— Start Data provided —
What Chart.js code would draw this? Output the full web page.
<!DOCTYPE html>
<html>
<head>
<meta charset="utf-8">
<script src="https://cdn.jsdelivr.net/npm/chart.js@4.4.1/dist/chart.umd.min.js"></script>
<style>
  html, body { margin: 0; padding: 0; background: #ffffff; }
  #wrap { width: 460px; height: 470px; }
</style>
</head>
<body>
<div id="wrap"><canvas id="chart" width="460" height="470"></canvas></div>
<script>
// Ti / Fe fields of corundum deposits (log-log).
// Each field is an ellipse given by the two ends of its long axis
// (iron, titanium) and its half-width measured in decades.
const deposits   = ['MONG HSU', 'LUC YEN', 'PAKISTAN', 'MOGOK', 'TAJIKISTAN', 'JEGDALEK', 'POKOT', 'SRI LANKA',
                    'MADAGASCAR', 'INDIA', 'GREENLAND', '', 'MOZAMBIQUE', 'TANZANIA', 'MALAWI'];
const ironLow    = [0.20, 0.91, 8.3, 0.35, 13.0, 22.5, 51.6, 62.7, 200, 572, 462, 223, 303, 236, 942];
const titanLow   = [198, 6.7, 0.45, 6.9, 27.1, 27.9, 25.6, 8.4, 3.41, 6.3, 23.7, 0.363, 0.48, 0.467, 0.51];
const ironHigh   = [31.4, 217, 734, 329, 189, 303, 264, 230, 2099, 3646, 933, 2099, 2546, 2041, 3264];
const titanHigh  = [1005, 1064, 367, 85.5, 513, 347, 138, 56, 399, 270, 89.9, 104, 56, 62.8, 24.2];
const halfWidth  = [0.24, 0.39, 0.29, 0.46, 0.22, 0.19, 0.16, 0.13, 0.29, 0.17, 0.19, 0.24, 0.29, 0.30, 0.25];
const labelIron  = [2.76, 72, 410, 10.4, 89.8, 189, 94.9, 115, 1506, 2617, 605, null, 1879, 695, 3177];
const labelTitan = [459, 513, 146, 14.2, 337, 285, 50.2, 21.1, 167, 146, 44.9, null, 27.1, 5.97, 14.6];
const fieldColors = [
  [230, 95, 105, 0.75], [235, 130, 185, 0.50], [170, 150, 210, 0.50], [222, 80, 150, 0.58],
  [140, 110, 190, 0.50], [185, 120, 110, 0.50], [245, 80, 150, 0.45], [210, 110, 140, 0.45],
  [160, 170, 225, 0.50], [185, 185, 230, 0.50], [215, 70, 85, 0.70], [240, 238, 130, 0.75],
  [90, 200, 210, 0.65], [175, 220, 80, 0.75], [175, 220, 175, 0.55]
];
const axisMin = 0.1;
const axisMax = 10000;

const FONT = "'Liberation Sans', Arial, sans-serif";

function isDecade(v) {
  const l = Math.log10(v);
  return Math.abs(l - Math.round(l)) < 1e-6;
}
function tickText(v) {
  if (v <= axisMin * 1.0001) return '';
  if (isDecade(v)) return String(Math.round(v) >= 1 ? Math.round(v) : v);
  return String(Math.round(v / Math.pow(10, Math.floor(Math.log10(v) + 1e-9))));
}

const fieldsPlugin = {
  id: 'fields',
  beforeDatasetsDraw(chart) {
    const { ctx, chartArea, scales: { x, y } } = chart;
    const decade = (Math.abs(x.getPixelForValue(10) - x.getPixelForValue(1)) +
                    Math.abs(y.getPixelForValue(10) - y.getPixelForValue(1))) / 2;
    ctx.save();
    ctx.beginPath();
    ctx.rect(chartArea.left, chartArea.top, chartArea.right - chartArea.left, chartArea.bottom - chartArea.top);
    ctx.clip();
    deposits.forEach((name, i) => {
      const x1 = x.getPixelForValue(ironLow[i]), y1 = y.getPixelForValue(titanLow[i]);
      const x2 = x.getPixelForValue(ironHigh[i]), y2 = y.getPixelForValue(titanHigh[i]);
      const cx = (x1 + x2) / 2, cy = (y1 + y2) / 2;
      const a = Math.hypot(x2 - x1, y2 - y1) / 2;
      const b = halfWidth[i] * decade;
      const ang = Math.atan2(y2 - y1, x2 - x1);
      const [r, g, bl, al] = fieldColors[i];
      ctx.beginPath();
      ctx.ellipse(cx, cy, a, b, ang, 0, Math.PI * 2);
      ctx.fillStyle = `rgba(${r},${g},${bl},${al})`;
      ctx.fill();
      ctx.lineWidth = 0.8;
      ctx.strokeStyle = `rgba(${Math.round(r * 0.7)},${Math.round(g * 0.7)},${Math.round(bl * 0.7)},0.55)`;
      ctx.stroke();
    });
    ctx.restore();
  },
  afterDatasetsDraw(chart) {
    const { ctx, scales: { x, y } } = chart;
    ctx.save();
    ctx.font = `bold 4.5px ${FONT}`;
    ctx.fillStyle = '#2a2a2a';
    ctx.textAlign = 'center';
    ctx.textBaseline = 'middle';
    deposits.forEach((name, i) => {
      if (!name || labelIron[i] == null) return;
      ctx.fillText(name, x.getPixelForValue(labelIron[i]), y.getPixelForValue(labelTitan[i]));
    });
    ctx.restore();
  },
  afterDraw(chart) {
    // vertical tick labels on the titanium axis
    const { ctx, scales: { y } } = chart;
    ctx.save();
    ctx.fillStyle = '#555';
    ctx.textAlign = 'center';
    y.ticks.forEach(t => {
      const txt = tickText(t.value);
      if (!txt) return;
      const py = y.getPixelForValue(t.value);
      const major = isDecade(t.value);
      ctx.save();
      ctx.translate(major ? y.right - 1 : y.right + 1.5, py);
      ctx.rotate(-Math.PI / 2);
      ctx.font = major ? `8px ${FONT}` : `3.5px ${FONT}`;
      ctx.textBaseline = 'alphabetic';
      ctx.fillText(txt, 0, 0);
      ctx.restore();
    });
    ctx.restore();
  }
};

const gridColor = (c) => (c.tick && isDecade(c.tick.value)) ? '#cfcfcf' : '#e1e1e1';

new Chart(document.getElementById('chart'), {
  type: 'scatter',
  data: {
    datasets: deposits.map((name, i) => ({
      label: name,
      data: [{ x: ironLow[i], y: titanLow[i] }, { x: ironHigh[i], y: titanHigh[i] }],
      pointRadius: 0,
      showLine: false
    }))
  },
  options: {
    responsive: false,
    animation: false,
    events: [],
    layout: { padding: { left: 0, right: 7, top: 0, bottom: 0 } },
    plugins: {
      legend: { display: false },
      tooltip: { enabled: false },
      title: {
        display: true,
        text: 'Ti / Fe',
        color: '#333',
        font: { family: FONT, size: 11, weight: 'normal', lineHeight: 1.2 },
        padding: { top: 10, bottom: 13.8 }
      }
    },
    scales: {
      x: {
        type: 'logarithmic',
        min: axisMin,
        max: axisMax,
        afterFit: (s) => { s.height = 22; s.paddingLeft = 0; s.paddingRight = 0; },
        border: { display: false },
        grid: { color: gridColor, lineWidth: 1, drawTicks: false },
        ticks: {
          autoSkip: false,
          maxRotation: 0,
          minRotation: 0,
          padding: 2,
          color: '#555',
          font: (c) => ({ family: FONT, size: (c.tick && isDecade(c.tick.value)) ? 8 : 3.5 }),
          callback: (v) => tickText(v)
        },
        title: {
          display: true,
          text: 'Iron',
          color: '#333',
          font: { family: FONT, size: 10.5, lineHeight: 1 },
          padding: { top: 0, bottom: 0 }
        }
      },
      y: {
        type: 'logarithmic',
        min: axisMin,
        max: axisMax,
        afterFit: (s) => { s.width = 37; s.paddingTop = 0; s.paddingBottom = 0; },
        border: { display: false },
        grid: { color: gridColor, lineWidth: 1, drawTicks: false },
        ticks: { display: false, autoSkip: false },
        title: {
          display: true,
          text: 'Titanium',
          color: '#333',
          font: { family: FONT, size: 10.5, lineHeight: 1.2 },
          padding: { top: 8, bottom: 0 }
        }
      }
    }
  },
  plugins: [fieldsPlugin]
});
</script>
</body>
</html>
— End Data provided —
— Start Data provided —
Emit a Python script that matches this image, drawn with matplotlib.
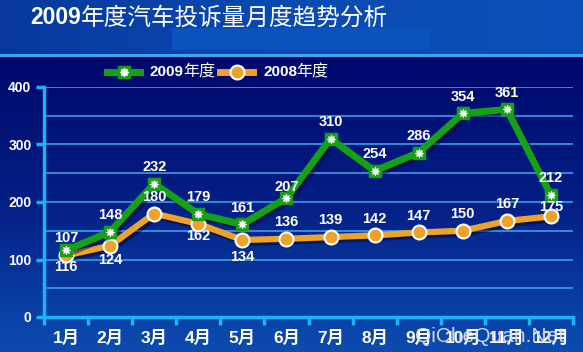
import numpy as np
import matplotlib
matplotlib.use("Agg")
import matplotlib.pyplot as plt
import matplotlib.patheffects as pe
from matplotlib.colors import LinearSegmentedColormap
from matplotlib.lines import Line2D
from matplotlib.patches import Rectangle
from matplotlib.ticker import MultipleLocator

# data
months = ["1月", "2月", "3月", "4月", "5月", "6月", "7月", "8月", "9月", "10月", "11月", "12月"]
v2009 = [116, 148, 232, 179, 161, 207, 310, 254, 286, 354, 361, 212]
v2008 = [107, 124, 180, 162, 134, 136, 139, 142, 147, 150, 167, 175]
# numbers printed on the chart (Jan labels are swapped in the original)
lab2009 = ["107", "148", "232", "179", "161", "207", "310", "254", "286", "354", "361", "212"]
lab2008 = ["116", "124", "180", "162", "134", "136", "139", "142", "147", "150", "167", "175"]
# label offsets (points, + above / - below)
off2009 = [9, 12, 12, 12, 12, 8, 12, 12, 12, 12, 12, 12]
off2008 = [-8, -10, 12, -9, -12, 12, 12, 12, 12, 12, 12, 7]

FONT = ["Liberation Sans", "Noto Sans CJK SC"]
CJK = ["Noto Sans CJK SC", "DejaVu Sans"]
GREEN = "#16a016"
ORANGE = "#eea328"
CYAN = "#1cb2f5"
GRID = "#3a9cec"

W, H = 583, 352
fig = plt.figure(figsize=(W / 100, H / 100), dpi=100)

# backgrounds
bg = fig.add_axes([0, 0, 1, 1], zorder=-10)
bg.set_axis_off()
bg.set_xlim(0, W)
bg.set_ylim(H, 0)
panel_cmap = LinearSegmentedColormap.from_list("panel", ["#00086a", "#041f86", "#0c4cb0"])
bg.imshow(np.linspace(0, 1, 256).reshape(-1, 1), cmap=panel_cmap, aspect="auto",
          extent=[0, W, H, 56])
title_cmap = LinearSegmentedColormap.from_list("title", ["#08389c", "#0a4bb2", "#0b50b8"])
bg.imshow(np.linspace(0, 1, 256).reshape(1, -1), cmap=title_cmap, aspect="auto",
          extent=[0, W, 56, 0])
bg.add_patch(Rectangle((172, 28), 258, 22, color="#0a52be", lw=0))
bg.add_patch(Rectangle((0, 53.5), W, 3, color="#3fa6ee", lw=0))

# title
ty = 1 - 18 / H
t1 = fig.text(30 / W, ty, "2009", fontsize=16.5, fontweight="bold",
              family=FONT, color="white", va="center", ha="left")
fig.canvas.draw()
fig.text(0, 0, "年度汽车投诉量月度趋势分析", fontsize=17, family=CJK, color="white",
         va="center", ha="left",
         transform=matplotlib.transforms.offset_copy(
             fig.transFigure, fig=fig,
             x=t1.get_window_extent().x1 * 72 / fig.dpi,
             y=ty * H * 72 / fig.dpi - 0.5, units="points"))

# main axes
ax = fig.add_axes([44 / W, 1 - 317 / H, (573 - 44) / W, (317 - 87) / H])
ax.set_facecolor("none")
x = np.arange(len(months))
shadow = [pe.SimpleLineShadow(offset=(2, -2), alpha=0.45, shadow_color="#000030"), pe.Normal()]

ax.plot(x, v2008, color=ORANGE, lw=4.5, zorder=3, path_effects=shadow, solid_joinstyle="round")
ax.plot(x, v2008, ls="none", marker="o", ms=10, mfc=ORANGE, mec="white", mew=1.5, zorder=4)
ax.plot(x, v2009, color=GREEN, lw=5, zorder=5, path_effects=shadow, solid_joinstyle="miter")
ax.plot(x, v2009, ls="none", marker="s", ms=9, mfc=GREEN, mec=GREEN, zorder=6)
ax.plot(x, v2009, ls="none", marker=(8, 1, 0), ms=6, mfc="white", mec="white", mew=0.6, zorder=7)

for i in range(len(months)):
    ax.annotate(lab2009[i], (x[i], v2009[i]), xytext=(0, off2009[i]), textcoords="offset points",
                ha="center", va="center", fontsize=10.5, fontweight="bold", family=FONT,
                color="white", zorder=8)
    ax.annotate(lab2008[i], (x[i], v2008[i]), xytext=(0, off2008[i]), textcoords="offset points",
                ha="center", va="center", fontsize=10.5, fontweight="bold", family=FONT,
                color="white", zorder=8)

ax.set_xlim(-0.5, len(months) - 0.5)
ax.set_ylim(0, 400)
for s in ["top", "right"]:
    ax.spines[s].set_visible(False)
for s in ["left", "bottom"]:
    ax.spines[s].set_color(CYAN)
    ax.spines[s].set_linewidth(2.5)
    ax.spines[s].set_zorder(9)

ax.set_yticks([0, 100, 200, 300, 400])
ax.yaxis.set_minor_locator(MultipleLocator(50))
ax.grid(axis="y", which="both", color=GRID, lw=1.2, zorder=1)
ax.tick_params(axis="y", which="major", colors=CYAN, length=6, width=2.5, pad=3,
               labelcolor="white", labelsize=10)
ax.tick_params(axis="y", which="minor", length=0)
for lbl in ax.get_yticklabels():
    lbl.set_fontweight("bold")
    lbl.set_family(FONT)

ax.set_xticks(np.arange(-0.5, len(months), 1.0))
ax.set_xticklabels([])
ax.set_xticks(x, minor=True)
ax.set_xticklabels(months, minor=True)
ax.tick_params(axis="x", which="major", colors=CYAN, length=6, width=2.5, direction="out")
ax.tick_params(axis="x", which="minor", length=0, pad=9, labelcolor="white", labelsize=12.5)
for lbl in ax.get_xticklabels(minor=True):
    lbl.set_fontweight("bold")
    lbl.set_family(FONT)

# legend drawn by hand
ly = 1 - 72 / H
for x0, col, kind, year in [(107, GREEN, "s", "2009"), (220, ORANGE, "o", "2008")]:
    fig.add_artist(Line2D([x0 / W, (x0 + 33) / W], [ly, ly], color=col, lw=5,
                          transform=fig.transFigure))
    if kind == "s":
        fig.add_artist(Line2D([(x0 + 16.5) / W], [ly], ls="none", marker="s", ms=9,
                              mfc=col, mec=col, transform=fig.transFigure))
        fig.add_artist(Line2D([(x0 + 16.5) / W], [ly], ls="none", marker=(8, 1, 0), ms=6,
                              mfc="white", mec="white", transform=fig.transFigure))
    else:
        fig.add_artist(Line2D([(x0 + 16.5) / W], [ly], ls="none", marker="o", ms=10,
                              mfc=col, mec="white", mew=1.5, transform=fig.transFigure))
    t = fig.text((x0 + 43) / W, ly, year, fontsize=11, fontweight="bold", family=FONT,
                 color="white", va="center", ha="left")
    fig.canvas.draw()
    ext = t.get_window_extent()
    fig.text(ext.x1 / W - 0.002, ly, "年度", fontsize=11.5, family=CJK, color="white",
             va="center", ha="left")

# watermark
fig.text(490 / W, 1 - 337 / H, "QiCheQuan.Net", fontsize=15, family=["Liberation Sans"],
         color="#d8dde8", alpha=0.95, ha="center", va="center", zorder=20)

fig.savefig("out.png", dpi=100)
— End Data provided —
**Goal**.
Everything above from the line with "Emit a Python" through the line with "from matplotlib.ticker import MultipleLocator" should be retyped exactly, and nothing else; omit pictures.

**Written answer**.
Emit a Python script that matches this image, drawn with matplotlib.
import numpy as np
import matplotlib
matplotlib.use("Agg")
import matplotlib.pyplot as plt
import matplotlib.patheffects as pe
from matplotlib.colors import LinearSegmentedColormap
from matplotlib.lines import Line2D
from matplotlib.patches import Rectangle
from matplotlib.ticker import MultipleLocator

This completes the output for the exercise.